Work instructions
Drop every picture and give the entries back exactly.

Exercise input

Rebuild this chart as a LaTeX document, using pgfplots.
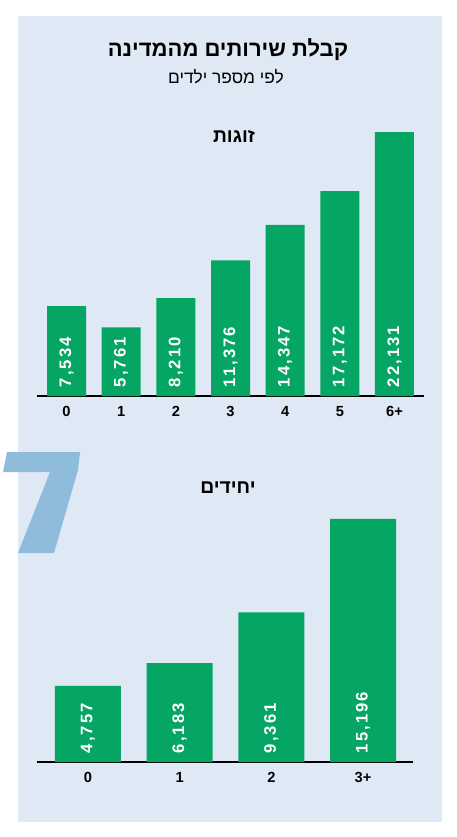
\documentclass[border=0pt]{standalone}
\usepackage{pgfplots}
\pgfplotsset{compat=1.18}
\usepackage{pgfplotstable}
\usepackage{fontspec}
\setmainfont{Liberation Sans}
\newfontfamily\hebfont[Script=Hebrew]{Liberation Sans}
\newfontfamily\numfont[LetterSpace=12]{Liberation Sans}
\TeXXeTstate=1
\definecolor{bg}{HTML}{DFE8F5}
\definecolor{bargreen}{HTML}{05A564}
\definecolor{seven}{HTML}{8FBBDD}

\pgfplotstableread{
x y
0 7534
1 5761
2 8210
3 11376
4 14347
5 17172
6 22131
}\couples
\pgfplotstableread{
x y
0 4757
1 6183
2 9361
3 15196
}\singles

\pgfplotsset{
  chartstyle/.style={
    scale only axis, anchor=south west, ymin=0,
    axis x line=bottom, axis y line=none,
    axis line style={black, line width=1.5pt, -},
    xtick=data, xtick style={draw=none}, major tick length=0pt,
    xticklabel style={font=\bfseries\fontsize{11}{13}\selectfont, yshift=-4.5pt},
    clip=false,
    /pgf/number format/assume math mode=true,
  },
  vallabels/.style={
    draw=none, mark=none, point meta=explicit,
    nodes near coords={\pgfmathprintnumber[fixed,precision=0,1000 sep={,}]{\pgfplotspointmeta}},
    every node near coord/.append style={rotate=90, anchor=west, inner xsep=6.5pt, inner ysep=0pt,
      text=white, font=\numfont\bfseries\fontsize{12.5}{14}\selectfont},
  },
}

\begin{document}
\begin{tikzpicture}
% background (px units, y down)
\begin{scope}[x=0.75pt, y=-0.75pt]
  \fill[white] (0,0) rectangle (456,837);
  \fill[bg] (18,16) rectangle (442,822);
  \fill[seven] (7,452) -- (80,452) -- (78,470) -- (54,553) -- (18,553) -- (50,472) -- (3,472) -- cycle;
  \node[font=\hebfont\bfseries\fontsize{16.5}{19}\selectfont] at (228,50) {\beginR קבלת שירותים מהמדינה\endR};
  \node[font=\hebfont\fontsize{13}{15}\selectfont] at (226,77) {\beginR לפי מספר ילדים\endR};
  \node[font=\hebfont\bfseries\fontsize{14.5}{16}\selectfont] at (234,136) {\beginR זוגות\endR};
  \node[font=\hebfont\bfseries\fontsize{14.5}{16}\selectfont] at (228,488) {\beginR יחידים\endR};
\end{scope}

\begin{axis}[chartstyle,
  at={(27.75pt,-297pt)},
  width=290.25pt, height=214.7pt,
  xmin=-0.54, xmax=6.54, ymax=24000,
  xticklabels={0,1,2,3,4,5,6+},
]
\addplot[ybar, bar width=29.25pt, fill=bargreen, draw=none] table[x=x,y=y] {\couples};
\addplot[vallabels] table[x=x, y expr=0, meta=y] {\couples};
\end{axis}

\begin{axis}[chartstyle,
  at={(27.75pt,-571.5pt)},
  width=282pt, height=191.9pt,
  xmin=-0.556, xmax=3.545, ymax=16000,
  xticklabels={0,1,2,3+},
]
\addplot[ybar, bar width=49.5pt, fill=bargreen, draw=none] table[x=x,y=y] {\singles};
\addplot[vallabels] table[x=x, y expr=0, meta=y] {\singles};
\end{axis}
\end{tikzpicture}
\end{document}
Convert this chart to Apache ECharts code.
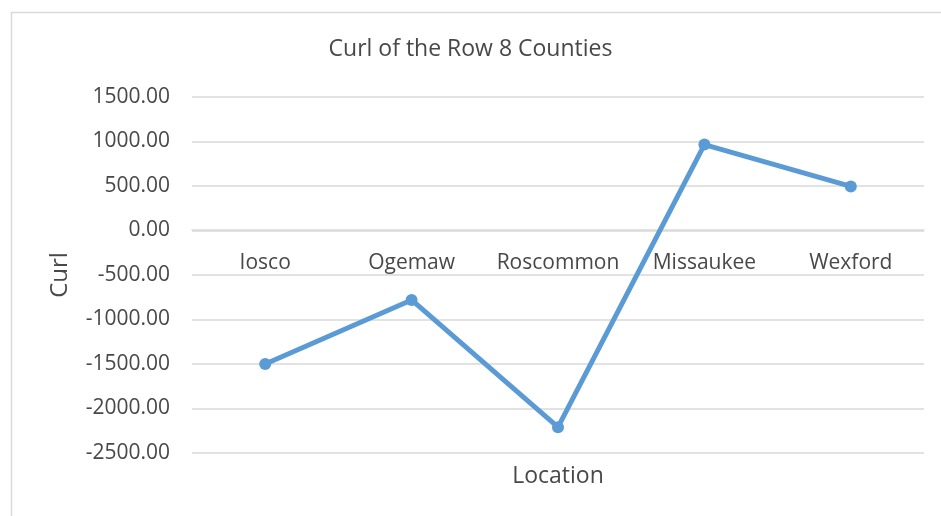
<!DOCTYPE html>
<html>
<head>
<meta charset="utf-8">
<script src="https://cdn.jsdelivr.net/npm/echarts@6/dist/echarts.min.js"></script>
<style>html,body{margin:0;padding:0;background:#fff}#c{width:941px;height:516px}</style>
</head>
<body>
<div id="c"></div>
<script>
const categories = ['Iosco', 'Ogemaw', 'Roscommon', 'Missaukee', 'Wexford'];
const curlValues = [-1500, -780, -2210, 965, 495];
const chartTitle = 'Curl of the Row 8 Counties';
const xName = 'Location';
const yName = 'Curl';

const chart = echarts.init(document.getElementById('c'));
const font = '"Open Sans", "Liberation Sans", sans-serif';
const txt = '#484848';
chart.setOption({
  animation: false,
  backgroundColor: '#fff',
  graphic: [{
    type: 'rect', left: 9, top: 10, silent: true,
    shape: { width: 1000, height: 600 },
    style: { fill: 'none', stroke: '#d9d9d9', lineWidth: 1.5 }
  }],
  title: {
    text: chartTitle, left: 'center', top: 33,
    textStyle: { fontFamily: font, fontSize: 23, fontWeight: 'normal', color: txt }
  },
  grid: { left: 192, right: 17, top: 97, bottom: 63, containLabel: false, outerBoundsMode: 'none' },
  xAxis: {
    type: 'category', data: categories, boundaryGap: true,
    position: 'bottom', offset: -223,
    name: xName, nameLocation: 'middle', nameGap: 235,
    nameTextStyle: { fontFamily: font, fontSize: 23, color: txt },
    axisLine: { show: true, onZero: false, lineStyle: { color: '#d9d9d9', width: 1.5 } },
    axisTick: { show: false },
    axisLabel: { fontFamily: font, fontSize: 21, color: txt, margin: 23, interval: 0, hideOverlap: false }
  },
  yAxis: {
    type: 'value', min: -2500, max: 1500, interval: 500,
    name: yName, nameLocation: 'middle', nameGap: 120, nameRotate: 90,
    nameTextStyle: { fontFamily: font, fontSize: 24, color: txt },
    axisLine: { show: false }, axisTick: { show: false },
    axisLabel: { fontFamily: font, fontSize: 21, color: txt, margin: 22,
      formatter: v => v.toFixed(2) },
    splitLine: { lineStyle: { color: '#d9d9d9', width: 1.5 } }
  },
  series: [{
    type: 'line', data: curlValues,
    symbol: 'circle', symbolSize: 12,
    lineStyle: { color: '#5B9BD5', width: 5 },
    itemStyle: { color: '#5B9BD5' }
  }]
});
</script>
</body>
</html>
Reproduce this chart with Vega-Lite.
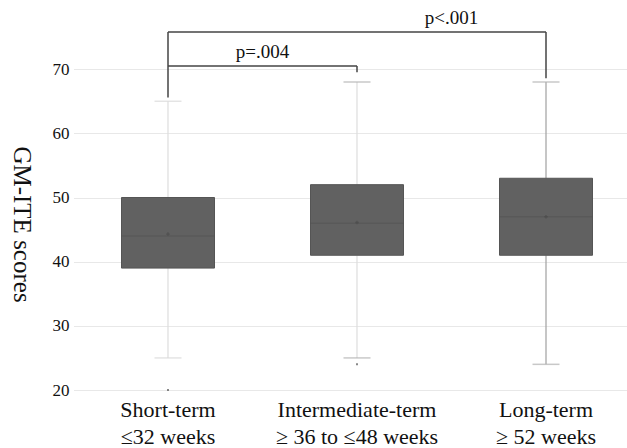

Written solution
Rebuild this chart as a LaTeX document, using pgfplots.
\documentclass[border=0pt]{standalone}
\usepackage{pgfplots}
\pgfplotsset{compat=1.18}
\usepackage{pgfplotstable}
\usepackage{fontspec}
\setmainfont{Liberation Sans}
\newfontfamily\hebfont[Script=Hebrew]{Liberation Sans}
\newfontfamily\numfont[LetterSpace=12]{Liberation Sans}
\TeXXeTstate=1
\definecolor{bg}{HTML}{DFE8F5}
\definecolor{bargreen}{HTML}{05A564}
\definecolor{seven}{HTML}{8FBBDD}

\pgfplotstableread{
x y
0 7534
1 5761
2 8210
3 11376
4 14347
5 17172
6 22131
}\couples
\pgfplotstableread{
x y
0 4757
1 6183
2 9361
3 15196
}\singles

\pgfplotsset{
  chartstyle/.style={
    scale only axis, anchor=south west, ymin=0,
    axis x line=bottom, axis y line=none,
    axis line style={black, line width=1.5pt, -},
    xtick=data, xtick style={draw=none}, major tick length=0pt,
    xticklabel style={font=\bfseries\fontsize{11}{13}\selectfont, yshift=-4.5pt},
    clip=false,
    /pgf/number format/assume math mode=true,
  },
  vallabels/.style={
    draw=none, mark=none, point meta=explicit,
    nodes near coords={\pgfmathprintnumber[fixed,precision=0,1000 sep={,}]{\pgfplotspointmeta}},
    every node near coord/.append style={rotate=90, anchor=west, inner xsep=6.5pt, inner ysep=0pt,
      text=white, font=\numfont\bfseries\fontsize{12.5}{14}\selectfont},
  },
}

\begin{document}
\begin{tikzpicture}
% background (px units, y down)
\begin{scope}[x=0.75pt, y=-0.75pt]
  \fill[white] (0,0) rectangle (456,837);
  \fill[bg] (18,16) rectangle (442,822);
  \fill[seven] (7,452) -- (80,452) -- (78,470) -- (54,553) -- (18,553) -- (50,472) -- (3,472) -- cycle;
  \node[font=\hebfont\bfseries\fontsize{16.5}{19}\selectfont] at (228,50) {\beginR קבלת שירותים מהמדינה\endR};
  \node[font=\hebfont\fontsize{13}{15}\selectfont] at (226,77) {\beginR לפי מספר ילדים\endR};
  \node[font=\hebfont\bfseries\fontsize{14.5}{16}\selectfont] at (234,136) {\beginR זוגות\endR};
  \node[font=\hebfont\bfseries\fontsize{14.5}{16}\selectfont] at (228,488) {\beginR יחידים\endR};
\end{scope}

\begin{axis}[chartstyle,
  at={(27.75pt,-297pt)},
  width=290.25pt, height=214.7pt,
  xmin=-0.54, xmax=6.54, ymax=24000,
  xticklabels={0,1,2,3,4,5,6+},
]
\addplot[ybar, bar width=29.25pt, fill=bargreen, draw=none] table[x=x,y=y] {\couples};
\addplot[vallabels] table[x=x, y expr=0, meta=y] {\couples};
\end{axis}

\begin{axis}[chartstyle,
  at={(27.75pt,-571.5pt)},
  width=282pt, height=191.9pt,
  xmin=-0.556, xmax=3.545, ymax=16000,
  xticklabels={0,1,2,3+},
]
\addplot[ybar, bar width=49.5pt, fill=bargreen, draw=none] table[x=x,y=y] {\singles};
\addplot[vallabels] table[x=x, y expr=0, meta=y] {\singles};
\end{axis}
\end{tikzpicture}
\end{document}
Convert this chart to Apache ECharts code.
<!DOCTYPE html>
<html>
<head>
<meta charset="utf-8">
<script src="https://cdn.jsdelivr.net/npm/echarts@6/dist/echarts.min.js"></script>
<style>html,body{margin:0;padding:0;background:#fff}#c{width:941px;height:516px}</style>
</head>
<body>
<div id="c"></div>
<script>
const categories = ['Iosco', 'Ogemaw', 'Roscommon', 'Missaukee', 'Wexford'];
const curlValues = [-1500, -780, -2210, 965, 495];
const chartTitle = 'Curl of the Row 8 Counties';
const xName = 'Location';
const yName = 'Curl';

const chart = echarts.init(document.getElementById('c'));
const font = '"Open Sans", "Liberation Sans", sans-serif';
const txt = '#484848';
chart.setOption({
  animation: false,
  backgroundColor: '#fff',
  graphic: [{
    type: 'rect', left: 9, top: 10, silent: true,
    shape: { width: 1000, height: 600 },
    style: { fill: 'none', stroke: '#d9d9d9', lineWidth: 1.5 }
  }],
  title: {
    text: chartTitle, left: 'center', top: 33,
    textStyle: { fontFamily: font, fontSize: 23, fontWeight: 'normal', color: txt }
  },
  grid: { left: 192, right: 17, top: 97, bottom: 63, containLabel: false, outerBoundsMode: 'none' },
  xAxis: {
    type: 'category', data: categories, boundaryGap: true,
    position: 'bottom', offset: -223,
    name: xName, nameLocation: 'middle', nameGap: 235,
    nameTextStyle: { fontFamily: font, fontSize: 23, color: txt },
    axisLine: { show: true, onZero: false, lineStyle: { color: '#d9d9d9', width: 1.5 } },
    axisTick: { show: false },
    axisLabel: { fontFamily: font, fontSize: 21, color: txt, margin: 23, interval: 0, hideOverlap: false }
  },
  yAxis: {
    type: 'value', min: -2500, max: 1500, interval: 500,
    name: yName, nameLocation: 'middle', nameGap: 120, nameRotate: 90,
    nameTextStyle: { fontFamily: font, fontSize: 24, color: txt },
    axisLine: { show: false }, axisTick: { show: false },
    axisLabel: { fontFamily: font, fontSize: 21, color: txt, margin: 22,
      formatter: v => v.toFixed(2) },
    splitLine: { lineStyle: { color: '#d9d9d9', width: 1.5 } }
  },
  series: [{
    type: 'line', data: curlValues,
    symbol: 'circle', symbolSize: 12,
    lineStyle: { color: '#5B9BD5', width: 5 },
    itemStyle: { color: '#5B9BD5' }
  }]
});
</script>
</body>
</html>
Reproduce this chart with Vega-Lite.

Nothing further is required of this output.